A Quaker in a Strange Land said...

Bureaucrat:

I have much to say on this issue and will write a post on it shortly.

Thanks!

Anonymous said...

All the latest spin is directed at scaring/enticing the public to accept HUGE government intervention everywhere. Time Magazine is advocating bigger more controlling "partner" government. Obama is being straight, or using the unfortunate truth to advance bigger government. CBS is scapegoating those bad boys on wall-street for the run up in oil prices so that they can be better controlled. Those bad boys are responsible for a lot. They ought to burn. BUT, oil price isn't one of them. The Fascists have won. Bend over and prepare to receive. Obama may be talking like a centrist, but I'll bet the upcoming legislation is way out in left field.

Regards,

Coal Guy

Anonymous said...

Jeffers- Just because the US has stayed decades in Japan, Germany, etc does not mean that we can AFFORD to occupy Iraq in a similar way. It is costing 15 billion a month $US to stay there- and that is with Iran trying to stabilize the situation. The whole mideast fiasco will become 2-3 times as expensive if Pakistan implodes.

After WW2, conditions were starkly opposite to what we face now..

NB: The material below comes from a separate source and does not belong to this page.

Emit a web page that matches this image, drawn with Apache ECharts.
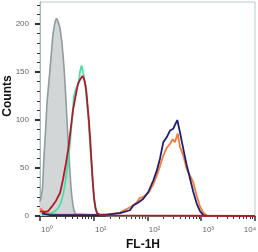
<!DOCTYPE html>
<html>
<head>
<meta charset="utf-8">
<script src="https://cdn.jsdelivr.net/npm/echarts@6/dist/echarts.min.js"></script>
<style>html,body{margin:0;padding:0;background:#fff;}#c{width:258px;height:252px;}</style>
</head>
<body>
<div id="c"></div>
<script>
// ---- axis ticks / labels ----
const xTickValues = [1, 10, 100, 1000, 10000];
const xTickLabels = ['10⁰', '10¹', '10²', '10³', '10⁴'];
const xMinorMultipliers = [2, 3, 4, 5, 6, 7, 8, 9];
const yTickValues = [0, 50, 100, 150, 200];
const yMinorTickValues = [10, 20, 30, 40, 60, 70, 80, 90, 110, 120, 130, 140, 160, 170, 180, 190, 210, 220];
const xTitle = 'FL-1H';
const yTitle = 'Counts';

// ---- series: [FL-1H intensity, counts] ----
const grayControl = [[1.0,15],[1.044,19],[1.113,29],[1.187,62],[1.266,88],[1.35,118],[1.535,153],[1.746,190],[1.902,202],[2.028,206],[2.162,203],[2.356,196],[2.567,180],[2.679,168],[2.796,155],[2.918,138],[3.046,120],[3.18,100],[3.319,80],[3.464,62],[3.615,45],[3.773,30],[3.938,19],[4.111,11],[4.292,6],[4.479,3],[4.88,1],[5.316,0]];
const greenSeries = [[1.089,1],[1.409,2],[1.822,4],[2.162,8],[2.458,14],[2.679,22],[2.918,33],[3.18,47],[3.464,65],[3.773,88],[4.024,108],[4.292,125],[4.576,131],[4.88,131],[5.203,138],[5.549,150],[5.917,157],[6.176,155],[6.586,145],[7.024,134],[7.489,118],[7.986,100],[8.516,75],[9.082,53],[9.683,32],[10.33,15],[11.01,6],[12.0,2],[13.07,0.5],[20.06,0],[10000,0]];
const redSeries = [[1.0,5],[1.187,4],[1.409,5],[1.672,10],[1.985,16],[2.356,24],[2.679,38],[3.046,55],[3.362,70],[3.615,85],[3.889,99],[4.111,110],[4.422,120],[4.776,130],[5.093,138],[5.549,142],[6.176,146],[6.586,143],[7.024,136],[7.331,128],[7.816,110],[8.159,98],[8.627,78],[9.082,57],[9.601,35],[10.11,19],[10.78,8],[11.5,3],[13.07,1],[20.06,0.5],[10000,0]];
const navySeries = [[1.089,3],[1.239,2],[1.535,1],[2.356,1],[3.615,1],[5.549,1],[8.516,1],[13.07,1],[17.42,1.5],[30.79,3],[47.25,6],[54.43,11],[67.43,14],[83.55,18],[103.5,25],[128.2,37],[148.4,47],[170.9,60],[196.8,77],[227.7,82],[262.2,89],[302,91],[324.8,95],[358.4,100],[402.5,87],[463.5,70],[536.2,53],[617.8,39],[711.5,25],[823.1,13],[947.7,5],[1092,1],[1263,0]];
const orangeSeries = [[1.0,8],[1.089,7],[1.187,5],[1.35,3],[1.672,2],[2.356,1.5],[3.615,1.5],[5.549,2],[8.516,1.5],[13.07,1.5],[20.06,2],[30.79,3.5],[47.25,9],[62.98,14],[72.53,19],[83.55,20],[103.5,24],[128.2,33],[148.4,42],[170.9,52],[196.8,63],[227.7,71],[262.2,75],[294.3,80],[324.8,77],[364.7,86],[402.5,72],[463.5,63],[536.2,49],[617.8,42],[711.5,35],[823.1,21],[947.7,10],[1092,3.5],[1263,0.5],[1455,0]];

const xMinorTickValues = [];
xTickValues.slice(0, -1).forEach(d => xMinorMultipliers.forEach(k => xMinorTickValues.push(k * d)));

const FONT = 'Liberation Sans, Arial, sans-serif';
const chart = echarts.init(document.getElementById('c'), null, {renderer: 'canvas'});

function lineSeries(name, data, color, z) {
  return {
    name, type: 'line', data, xAxisIndex: 0, yAxisIndex: 0,
    showSymbol: false, symbol: 'none', smooth: false, animation: false, z,
    lineStyle: {color, width: 1.8}
  };
}

chart.setOption({
  animation: false,
  grid: {left: 40, right: 3, top: 2, bottom: 36, show: true, borderColor: '#b9cbcb', borderWidth: 1, containLabel: false, outerBoundsMode: 'none'},
  graphic: [{
    type: 'text', x: 8, y: 96, rotation: Math.PI / 2,
    style: {text: yTitle, fontFamily: FONT, fontWeight: 'bold', fontSize: 12, fill: '#111', align: 'center', verticalAlign: 'middle'}
  }],
  xAxis: [{
    type: 'log', logBase: 10, min: 1, max: 10000, position: 'bottom',
    name: xTitle, nameLocation: 'middle', nameGap: 23,
    nameTextStyle: {fontFamily: FONT, fontWeight: 'bold', fontSize: 12, color: '#111', padding: [0, 9, 0, 0]},
    axisLine: {show: true, lineStyle: {color: '#444', width: 1}},
    axisTick: {show: true, customValues: xTickValues, length: 5, lineStyle: {color: '#333', width: 1.5}},
    axisLabel: {
      show: true, customValues: xTickValues, margin: 10,
      formatter: v => {
        const i = Math.round(Math.log10(v));
        return i === xTickLabels.length - 1 ? '{b|' + xTickLabels[i] + '}' : '{a|' + xTickLabels[i] + '}';
      },
      fontFamily: FONT, fontSize: 8, color: '#666',
      rich: {
        a: {fontFamily: FONT, fontSize: 8, color: '#666', padding: [0, 0, 0, 14]},
        b: {fontFamily: FONT, fontSize: 8, color: '#666', padding: [0, 10, 0, 0]}
      }
    },
    splitLine: {show: false}
  }, {
    type: 'log', logBase: 10, min: 1, max: 10000, position: 'bottom',
    axisLine: {show: true, lineStyle: {color: '#444', width: 1}},
    axisTick: {show: true, customValues: xMinorTickValues, length: 3, lineStyle: {color: '#333', width: 1}},
    axisLabel: {show: false},
    splitLine: {show: false}
  }],
  yAxis: [{
    type: 'value', min: 0, max: 223, position: 'left',
    axisLine: {show: true, lineStyle: {color: '#a8baba', width: 1}},
    axisTick: {show: true, customValues: yTickValues, length: 5, lineStyle: {color: '#333', width: 2}},
    axisLabel: {show: true, customValues: yTickValues, margin: 11, fontFamily: FONT, fontSize: 8, color: '#666'},
    splitLine: {show: false}
  }, {
    type: 'value', min: 0, max: 223, position: 'left',
    axisLine: {show: true, lineStyle: {color: '#a8baba', width: 1}},
    axisTick: {show: true, customValues: yMinorTickValues, length: 3, lineStyle: {color: '#333', width: 1}},
    axisLabel: {show: false},
    splitLine: {show: false}
  }],
  series: [
    {
      name: 'control', type: 'line', data: grayControl, xAxisIndex: 0, yAxisIndex: 0,
      showSymbol: false, symbol: 'none', animation: false, z: 1,
      lineStyle: {color: '#8d9c9d', width: 1.6},
      areaStyle: {color: '#d3d6d6', opacity: 1, origin: 'start'}
    },
    lineSeries('green', greenSeries, '#45e2a6', 2),
    lineSeries('orange', orangeSeries, '#f47b3a', 3),
    lineSeries('navy', navySeries, '#1d2070', 4),
    lineSeries('red', redSeries, '#b2192c', 5)
  ]
});
</script>
</body>
</html>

1.USA was the only industrial power left standing. Everybody needed what we produced- which made up over 50% of the world's output.

2.USA was the world's creditor. Everybody needed our financial support to rebuild.

3.USA was the Saudi Arabia of the world and won the war on sea of home produced oil.

4.USA had the best industrial systems management and was willing to use it to put everybody else back on track.

5.Everbody feared an aggressively expansionist USSR with Stalin at the helm and looked to the US for protection.

All of these conditions are reversed at this point.

Dmitry Orlov agrees that expensive US foreign occupations will end with a US economic collapse.